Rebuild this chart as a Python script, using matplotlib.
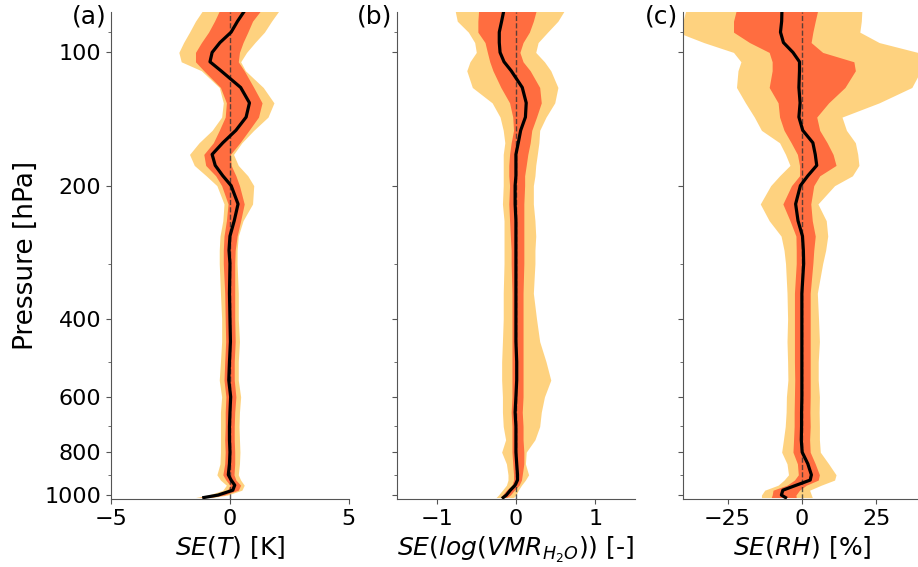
import numpy as np
import matplotlib
matplotlib.use('Agg')
import matplotlib.pyplot as plt
from matplotlib.ticker import NullFormatter

# pressure levels [hPa]
pressure = [80, 85, 90, 95, 100, 105, 110, 120, 130, 140,
            150, 160, 170, 180, 190, 200, 220, 240, 260, 280,
            300, 350, 400, 450, 500, 550, 600, 650, 700, 750,
            800, 850, 900, 925, 950, 975, 1000, 1013]

# (a) temperature [K]
t_mean = [0.65, 0.32, 0.05, -0.42, -0.75, -0.84, -0.38, 0.45, 0.82, 0.68,
          0.25, -0.30, -0.75, -0.62, -0.30, 0.05, 0.34, 0.18, 0.0, -0.04,
          0.0, -0.02, 0.0, 0.02, -0.02, -0.05, 0.03, 0.0, -0.02, -0.02,
          0.0, -0.02, -0.07, 0.05, 0.2, 0.12, -0.5, -1.1]
t_in_lo = [-0.42, -0.65, -0.9, -1.2, -1.45, -1.45, -1.1, -0.4, -0.15, -0.2,
           -0.45, -0.7, -1.1, -1.02, -0.6, -0.35, -0.08, -0.15, -0.25, -0.28,
           -0.28, -0.22, -0.2, -0.18, -0.22, -0.25, -0.17, -0.2, -0.2, -0.22,
           -0.2, -0.22, -0.3, -0.17, 0.0, -0.1, -0.7, -1.3]
t_in_hi = [1.33, 0.95, 0.75, 0.55, 0.4, 0.35, 0.6, 1.0, 1.35, 1.2,
           0.8, 0.42, 0.02, 0.05, 0.25, 0.4, 0.6, 0.45, 0.3, 0.22,
           0.2, 0.2, 0.2, 0.22, 0.18, 0.18, 0.25, 0.2, 0.18, 0.18,
           0.2, 0.2, 0.17, 0.25, 0.45, 0.35, -0.25, -0.9]
t_out_lo = [-1.12, -1.45, -1.7, -1.95, -2.15, -2.05, -1.2, -0.45, -0.28, -0.35,
            -0.75, -1.3, -1.7, -1.5, -1.0, -0.55, -0.25, -0.3, -0.42, -0.45,
            -0.45, -0.4, -0.35, -0.35, -0.4, -0.45, -0.35, -0.4, -0.4, -0.4,
            -0.4, -0.42, -0.55, -0.4, -0.15, -0.3, -0.9, -1.45]
t_out_hi = [2.1, 1.75, 1.45, 1.05, 0.7, 0.45, 0.65, 1.4, 1.85, 1.6,
            1.0, 0.5, 0.15, 0.35, 0.75, 1.0, 0.95, 0.55, 0.35, 0.3,
            0.3, 0.35, 0.35, 0.4, 0.35, 0.35, 0.45, 0.4, 0.38, 0.4,
            0.42, 0.4, 0.35, 0.45, 0.6, 0.5, -0.1, -0.75]

# (b) log water vapour VMR [-]
q_mean = [-0.15, -0.18, -0.21, -0.21, -0.2, -0.15, -0.06, 0.08, 0.13, 0.12,
          0.06, 0.03, 0.0, 0.0, 0.0, -0.01, -0.01, 0.0, 0.0, 0.0,
          0.0, 0.0, 0.0, 0.0, 0.01, 0.01, 0.0, -0.01, 0.0, 0.0,
          0.0, 0.01, 0.02, 0.02, -0.01, -0.07, -0.12, -0.16]
q_in_lo = [-0.47, -0.48, -0.48, -0.39, -0.36, -0.33, -0.29, -0.19, -0.08, -0.04,
           -0.03, -0.06, -0.08, -0.09, -0.09, -0.08, -0.09, -0.08, -0.07, -0.06,
           -0.06, -0.05, -0.05, -0.05, -0.05, -0.05, -0.05, -0.06, -0.05, -0.05,
           -0.05, -0.04, -0.03, -0.03, -0.05, -0.12, -0.17, -0.2]
q_in_hi = [0.26, 0.22, 0.17, 0.09, 0.05, 0.09, 0.18, 0.3, 0.32, 0.26,
           0.2, 0.18, 0.15, 0.13, 0.11, 0.11, 0.1, 0.1, 0.1, 0.1,
           0.1, 0.09, 0.09, 0.09, 0.09, 0.09, 0.09, 0.08, 0.09, 0.09,
           0.1, 0.1, 0.08, 0.07, 0.04, -0.02, -0.07, -0.12]
q_out_lo = [-0.77, -0.74, -0.6, -0.52, -0.5, -0.58, -0.62, -0.55, -0.3, -0.2,
            -0.16, -0.14, -0.16, -0.16, -0.16, -0.16, -0.17, -0.15, -0.15, -0.15,
            -0.15, -0.16, -0.16, -0.17, -0.18, -0.18, -0.17, -0.17, -0.16, -0.13,
            -0.18, -0.12, -0.1, -0.1, -0.12, -0.17, -0.22, -0.25]
q_out_hi = [0.62, 0.53, 0.4, 0.28, 0.25, 0.36, 0.44, 0.53, 0.49, 0.38,
            0.3, 0.29, 0.27, 0.25, 0.24, 0.22, 0.22, 0.24, 0.25, 0.24,
            0.24, 0.22, 0.26, 0.3, 0.38, 0.44, 0.36, 0.32, 0.3, 0.24,
            0.13, 0.12, 0.16, 0.12, 0.07, 0.03, 0.0, -0.03]

# (c) relative humidity [%]
rh_mean = [-6.7, -6.8, -7.2, -6.2, -3.0, -0.8, -0.8, -1.0, -0.6, -1.0,
           0.3, 3.7, 4.5, 5.0, 2.0, -0.5, -2.1, -1.3, 0.2, 0.5,
           0.6, 0.0, 0.0, 0.0, 0.0, 0.0, 0.0, -0.1, -0.1, -0.2,
           0.1, 2.0, 3.2, 2.8, -1.9, -6.4, -6.9, -5.5]
rh_in_lo = [-22, -23, -23, -17.6, -11, -10, -10, -11, -8, -7.5,
            -6, -3.6, -1.5, -0.8, -0.8, -3.5, -6.4, -4, -2, -1.9,
            -1.9, -2.5, -2.5, -2.5, -2.5, -2.4, -2.5, -2.6, -2.6, -2.8,
            -3, -1.5, -1.2, -2.5, -5, -9.7, -10, -10.3]
rh_in_hi = [5.4, 4.5, 3.7, 3.1, 7, 17.5, 18, 14.5, 9, 5,
            6, 8.5, 10.5, 11.5, 6, 4, 3, 3.5, 4.5, 4,
            3.7, 2.8, 2.8, 2.8, 2.8, 2.8, 2.8, 2.7, 2.8, 2.6,
            2.8, 4.5, 5.9, 5.5, 1.5, -0.8, -2, -1.9]
rh_out_lo = [-39, -40, -42, -33, -23, -20.5, -21.5, -22, -19, -16,
             -13.6, -7.5, -5.5, -4, -7.5, -10.5, -14, -11, -7, -6,
             -5.5, -5, -4.8, -5, -4.8, -4.7, -5.2, -5.3, -5.6, -6.2,
             -6.8, -5, -4.5, -6, -8, -12.5, -13.6, -13.6]
rh_out_hi = [20.2, 20, 19.5, 26, 39, 42, 40, 37, 26, 13.5,
             15, 18, 18.8, 19.2, 17, 11, 5.4, 8.2, 8.7, 8,
             7, 5.2, 5.6, 5.9, 5.5, 5.5, 5.9, 5.8, 5.9, 5.9,
             6.2, 9, 11.5, 11, 6.5, 2.6, 3.2, 3.5]

panels = [
    ('(a)', t_mean, t_in_lo, t_in_hi, t_out_lo, t_out_hi, (-5, 5), [-5, 0, 5],
     r'$SE(T)$ [K]'),
    ('(b)', q_mean, q_in_lo, q_in_hi, q_out_lo, q_out_hi, (-1.5, 1.5), [-1, 0, 1],
     r'$SE(log(VMR_{H_2O}))$ [-]'),
    ('(c)', rh_mean, rh_in_lo, rh_in_hi, rh_out_lo, rh_out_hi, (-40, 40), [-25, 0, 25],
     r'$SE(RH)$ [%]'),
]

outer_color = '#fed27f'
inner_color = '#ff6d40'
spine_color = '#555555'

fig = plt.figure(figsize=(9.18, 5.67), dpi=100)
lefts = [0.121, 0.4325, 0.744]

for i, (tag, mean, in_lo, in_hi, out_lo, out_hi, xlim, xt, xlab) in enumerate(panels):
    ax = fig.add_axes([lefts[i], 0.1195, 0.259, 0.8595])
    ax.fill_betweenx(pressure, out_lo, out_hi, color=outer_color, lw=0, zorder=1)
    ax.fill_betweenx(pressure, in_lo, in_hi, color=inner_color, lw=0, zorder=2)
    ax.axvline(0, color='#333333', lw=1, ls='--', alpha=0.8, zorder=3)
    ax.plot(mean, pressure, color='black', lw=2.3, zorder=4)

    ax.set_yscale('log')
    ax.set_ylim(1022, 81)
    ax.set_yticks([100, 200, 400, 600, 800, 1000])
    ax.set_yticks([90, 300, 500, 700, 900], minor=True)
    ax.yaxis.set_minor_formatter(NullFormatter())
    if i == 0:
        ax.set_yticklabels(['100', '200', '400', '600', '800', '1000'])
        ax.set_ylabel('Pressure [hPa]', fontsize=19)
    else:
        ax.set_yticklabels([])

    ax.set_xlim(*xlim)
    ax.set_xticks(xt)
    ax.set_xlabel(xlab, fontsize=18)
    ax.tick_params(axis='both', which='both', labelsize=16, color=spine_color)

    for s in ['top', 'right']:
        ax.spines[s].set_visible(False)
    for s in ['left', 'bottom']:
        ax.spines[s].set_color(spine_color)

    ax.text(-0.02, 0.99, tag, transform=ax.transAxes, ha='right', va='center',
            fontsize=18)

plt.savefig('out.png', dpi=100)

━━━━━━━━━━━━━━━━━━━━━━━━━━━━━━

What the exercise asks.
Return the material line for line, from its beginning to the line that contains "800, 850, 900, 925, 950, 975, 1000, 1013]", with the pictures left out.

Full response.
Rebuild this chart as a Python script, using matplotlib.
import numpy as np
import matplotlib
matplotlib.use('Agg')
import matplotlib.pyplot as plt
from matplotlib.ticker import NullFormatter

# pressure levels [hPa]
pressure = [80, 85, 90, 95, 100, 105, 110, 120, 130, 140,
            150, 160, 170, 180, 190, 200, 220, 240, 260, 280,
            300, 350, 400, 450, 500, 550, 600, 650, 700, 750,
            800, 850, 900, 925, 950, 975, 1000, 1013]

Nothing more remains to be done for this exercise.